* WHAT THE TASK ASKS
Reproduce exactly the lines starting at the line that contains "Rebuild this chart" and ending at the line that contains "plt.rcParams['font.family'] = ['Lato', 'DejaVu". Omit pictures.

**** DATASET

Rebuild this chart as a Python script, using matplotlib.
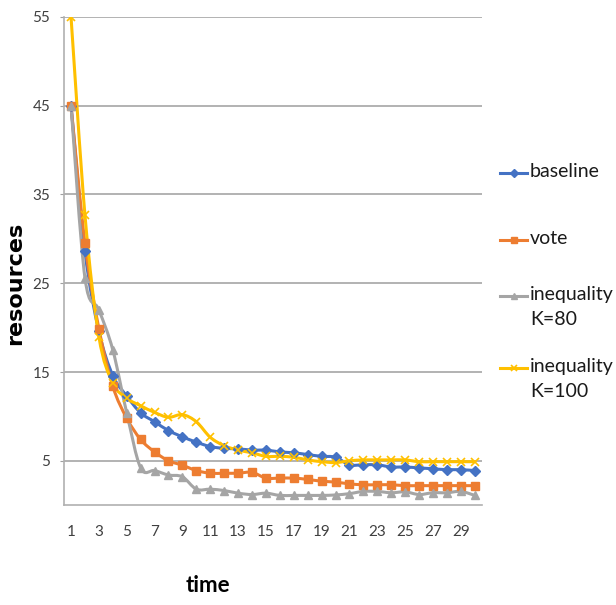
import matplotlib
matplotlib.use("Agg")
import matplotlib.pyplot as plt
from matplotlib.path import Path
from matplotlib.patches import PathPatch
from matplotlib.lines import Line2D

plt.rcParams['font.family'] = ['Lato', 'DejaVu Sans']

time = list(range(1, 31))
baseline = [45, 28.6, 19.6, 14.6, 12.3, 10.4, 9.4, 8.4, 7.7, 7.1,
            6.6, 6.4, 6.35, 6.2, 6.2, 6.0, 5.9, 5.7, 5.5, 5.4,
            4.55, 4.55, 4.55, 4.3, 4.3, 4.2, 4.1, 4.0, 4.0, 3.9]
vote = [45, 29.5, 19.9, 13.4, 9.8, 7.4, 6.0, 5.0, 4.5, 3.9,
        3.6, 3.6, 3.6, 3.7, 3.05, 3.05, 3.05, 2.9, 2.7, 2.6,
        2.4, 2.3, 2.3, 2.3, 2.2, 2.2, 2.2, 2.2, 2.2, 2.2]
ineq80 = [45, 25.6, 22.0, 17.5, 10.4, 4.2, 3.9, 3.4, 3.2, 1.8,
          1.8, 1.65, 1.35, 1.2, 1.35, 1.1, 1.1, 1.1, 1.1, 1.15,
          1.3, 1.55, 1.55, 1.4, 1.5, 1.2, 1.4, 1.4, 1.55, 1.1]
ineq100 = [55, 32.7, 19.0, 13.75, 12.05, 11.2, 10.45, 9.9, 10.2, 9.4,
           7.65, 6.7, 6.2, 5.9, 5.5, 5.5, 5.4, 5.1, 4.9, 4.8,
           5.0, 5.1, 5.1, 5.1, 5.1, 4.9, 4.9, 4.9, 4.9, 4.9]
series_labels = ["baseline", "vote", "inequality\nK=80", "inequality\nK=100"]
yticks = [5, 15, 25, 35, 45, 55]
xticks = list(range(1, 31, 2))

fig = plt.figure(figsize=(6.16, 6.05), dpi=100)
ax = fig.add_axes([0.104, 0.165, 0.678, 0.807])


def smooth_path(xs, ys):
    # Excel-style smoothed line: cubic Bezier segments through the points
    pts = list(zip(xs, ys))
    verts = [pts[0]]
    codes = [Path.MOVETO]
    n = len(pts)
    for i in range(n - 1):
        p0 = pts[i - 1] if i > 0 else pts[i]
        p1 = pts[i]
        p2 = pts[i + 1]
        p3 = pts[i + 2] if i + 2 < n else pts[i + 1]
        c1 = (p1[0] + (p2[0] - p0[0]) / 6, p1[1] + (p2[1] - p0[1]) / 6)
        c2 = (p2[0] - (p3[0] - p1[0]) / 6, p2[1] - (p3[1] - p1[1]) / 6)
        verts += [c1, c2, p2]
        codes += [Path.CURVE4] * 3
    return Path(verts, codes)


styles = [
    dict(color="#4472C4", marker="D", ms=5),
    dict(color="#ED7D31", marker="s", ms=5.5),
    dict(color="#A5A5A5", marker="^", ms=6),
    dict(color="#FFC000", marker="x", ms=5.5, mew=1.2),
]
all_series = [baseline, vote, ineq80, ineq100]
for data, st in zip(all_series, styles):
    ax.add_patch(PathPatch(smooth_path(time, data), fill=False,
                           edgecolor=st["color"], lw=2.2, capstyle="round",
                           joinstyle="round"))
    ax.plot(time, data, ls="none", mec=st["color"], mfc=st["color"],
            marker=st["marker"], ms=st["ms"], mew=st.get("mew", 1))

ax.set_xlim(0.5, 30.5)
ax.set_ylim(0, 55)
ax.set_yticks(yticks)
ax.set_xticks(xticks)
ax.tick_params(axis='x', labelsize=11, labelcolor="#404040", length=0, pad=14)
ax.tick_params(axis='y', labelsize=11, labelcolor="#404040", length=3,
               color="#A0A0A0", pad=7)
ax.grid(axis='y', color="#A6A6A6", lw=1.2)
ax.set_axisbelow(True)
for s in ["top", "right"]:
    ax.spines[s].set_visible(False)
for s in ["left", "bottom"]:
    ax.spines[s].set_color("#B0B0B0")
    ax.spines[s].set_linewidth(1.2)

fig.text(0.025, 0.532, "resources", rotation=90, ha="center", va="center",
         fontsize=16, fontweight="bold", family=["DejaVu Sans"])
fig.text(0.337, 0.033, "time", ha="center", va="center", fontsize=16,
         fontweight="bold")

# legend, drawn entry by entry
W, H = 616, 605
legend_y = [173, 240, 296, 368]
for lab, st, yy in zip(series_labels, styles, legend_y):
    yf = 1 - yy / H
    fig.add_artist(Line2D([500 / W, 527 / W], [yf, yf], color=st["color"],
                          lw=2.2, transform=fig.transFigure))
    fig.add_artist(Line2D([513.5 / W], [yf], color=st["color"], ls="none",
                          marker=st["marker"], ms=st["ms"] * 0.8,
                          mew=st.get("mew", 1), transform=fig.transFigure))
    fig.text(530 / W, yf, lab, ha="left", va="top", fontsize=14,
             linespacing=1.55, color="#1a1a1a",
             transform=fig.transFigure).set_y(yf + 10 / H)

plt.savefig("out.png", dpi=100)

********
**** DATASET

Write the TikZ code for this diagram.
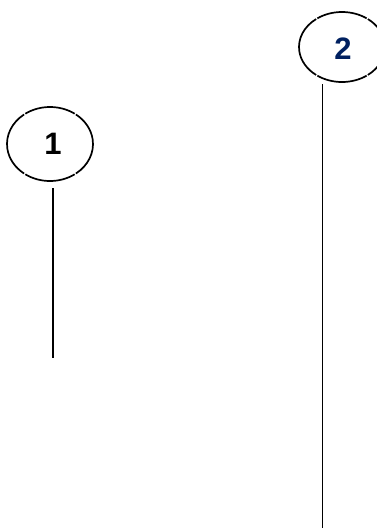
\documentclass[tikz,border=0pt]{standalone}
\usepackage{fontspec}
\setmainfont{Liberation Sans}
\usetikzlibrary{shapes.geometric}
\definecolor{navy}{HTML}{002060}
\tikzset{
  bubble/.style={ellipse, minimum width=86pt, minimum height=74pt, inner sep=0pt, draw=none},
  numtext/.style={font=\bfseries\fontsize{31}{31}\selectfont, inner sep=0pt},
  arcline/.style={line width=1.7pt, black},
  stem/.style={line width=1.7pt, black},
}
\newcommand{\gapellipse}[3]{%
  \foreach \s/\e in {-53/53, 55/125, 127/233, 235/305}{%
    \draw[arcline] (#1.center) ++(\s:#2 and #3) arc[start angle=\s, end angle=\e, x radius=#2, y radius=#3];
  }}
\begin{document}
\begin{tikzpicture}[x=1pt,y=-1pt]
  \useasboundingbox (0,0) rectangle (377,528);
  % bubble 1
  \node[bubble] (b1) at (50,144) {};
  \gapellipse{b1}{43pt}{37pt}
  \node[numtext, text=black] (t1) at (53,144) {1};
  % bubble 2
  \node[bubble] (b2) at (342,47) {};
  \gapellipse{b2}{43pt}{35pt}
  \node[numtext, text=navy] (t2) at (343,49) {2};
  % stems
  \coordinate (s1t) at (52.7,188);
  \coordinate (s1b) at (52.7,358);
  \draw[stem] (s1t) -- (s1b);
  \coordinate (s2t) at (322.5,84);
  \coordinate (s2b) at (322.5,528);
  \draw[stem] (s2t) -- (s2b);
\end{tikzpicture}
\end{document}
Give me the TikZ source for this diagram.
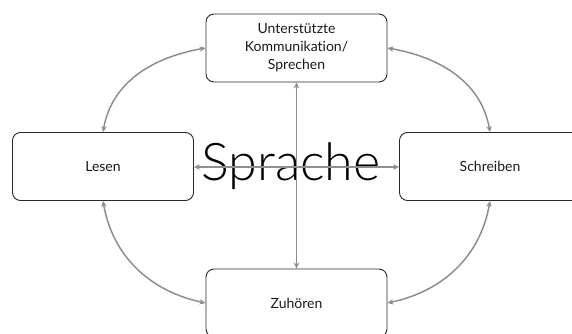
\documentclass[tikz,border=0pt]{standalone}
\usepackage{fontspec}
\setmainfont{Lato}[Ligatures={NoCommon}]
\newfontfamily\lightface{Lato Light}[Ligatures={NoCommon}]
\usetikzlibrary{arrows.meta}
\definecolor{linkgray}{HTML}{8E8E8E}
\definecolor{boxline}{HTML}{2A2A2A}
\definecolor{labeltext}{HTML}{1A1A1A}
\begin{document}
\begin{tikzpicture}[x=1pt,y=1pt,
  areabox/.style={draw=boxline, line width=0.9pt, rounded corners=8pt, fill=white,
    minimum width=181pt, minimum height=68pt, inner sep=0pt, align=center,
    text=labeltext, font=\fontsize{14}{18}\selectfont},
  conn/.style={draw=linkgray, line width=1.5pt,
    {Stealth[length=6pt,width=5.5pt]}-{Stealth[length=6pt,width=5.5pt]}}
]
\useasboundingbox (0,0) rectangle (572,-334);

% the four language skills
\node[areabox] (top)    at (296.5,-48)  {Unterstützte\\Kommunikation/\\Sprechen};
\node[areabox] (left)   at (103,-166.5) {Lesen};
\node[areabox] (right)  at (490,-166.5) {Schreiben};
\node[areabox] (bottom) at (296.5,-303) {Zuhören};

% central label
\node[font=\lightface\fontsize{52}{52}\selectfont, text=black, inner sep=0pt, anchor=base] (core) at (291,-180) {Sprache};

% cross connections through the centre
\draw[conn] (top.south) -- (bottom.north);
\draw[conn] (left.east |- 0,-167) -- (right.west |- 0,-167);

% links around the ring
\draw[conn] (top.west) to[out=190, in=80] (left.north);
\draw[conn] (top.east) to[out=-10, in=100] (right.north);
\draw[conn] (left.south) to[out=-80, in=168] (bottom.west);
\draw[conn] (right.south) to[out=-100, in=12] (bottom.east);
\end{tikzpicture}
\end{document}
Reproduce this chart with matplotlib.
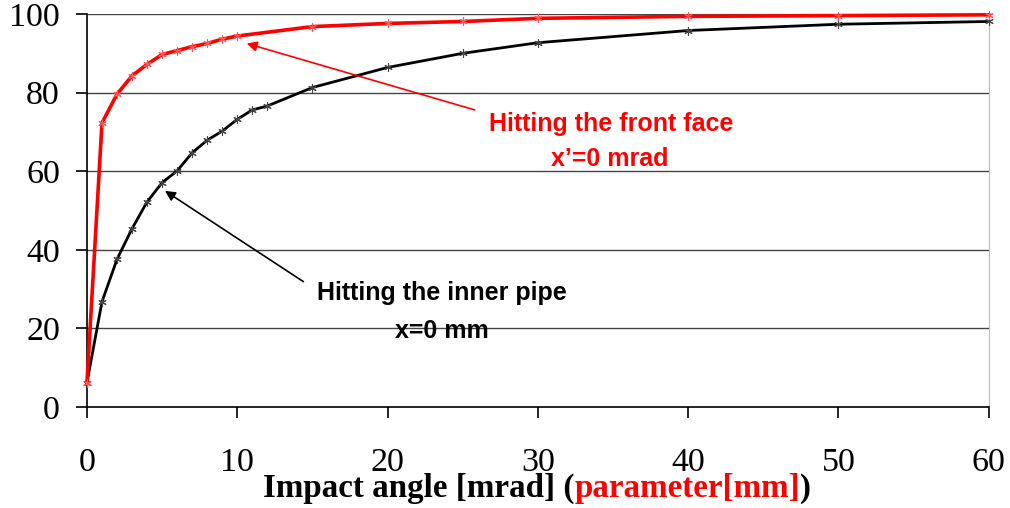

********

* WRITTEN REPLY
Rebuild this chart as a Python script, using matplotlib.
import matplotlib
matplotlib.use("Agg")
import matplotlib.pyplot as plt
from matplotlib.path import Path
from matplotlib.patches import PathPatch
from matplotlib.lines import Line2D

plt.rcParams['font.family'] = ['Lato', 'DejaVu Sans']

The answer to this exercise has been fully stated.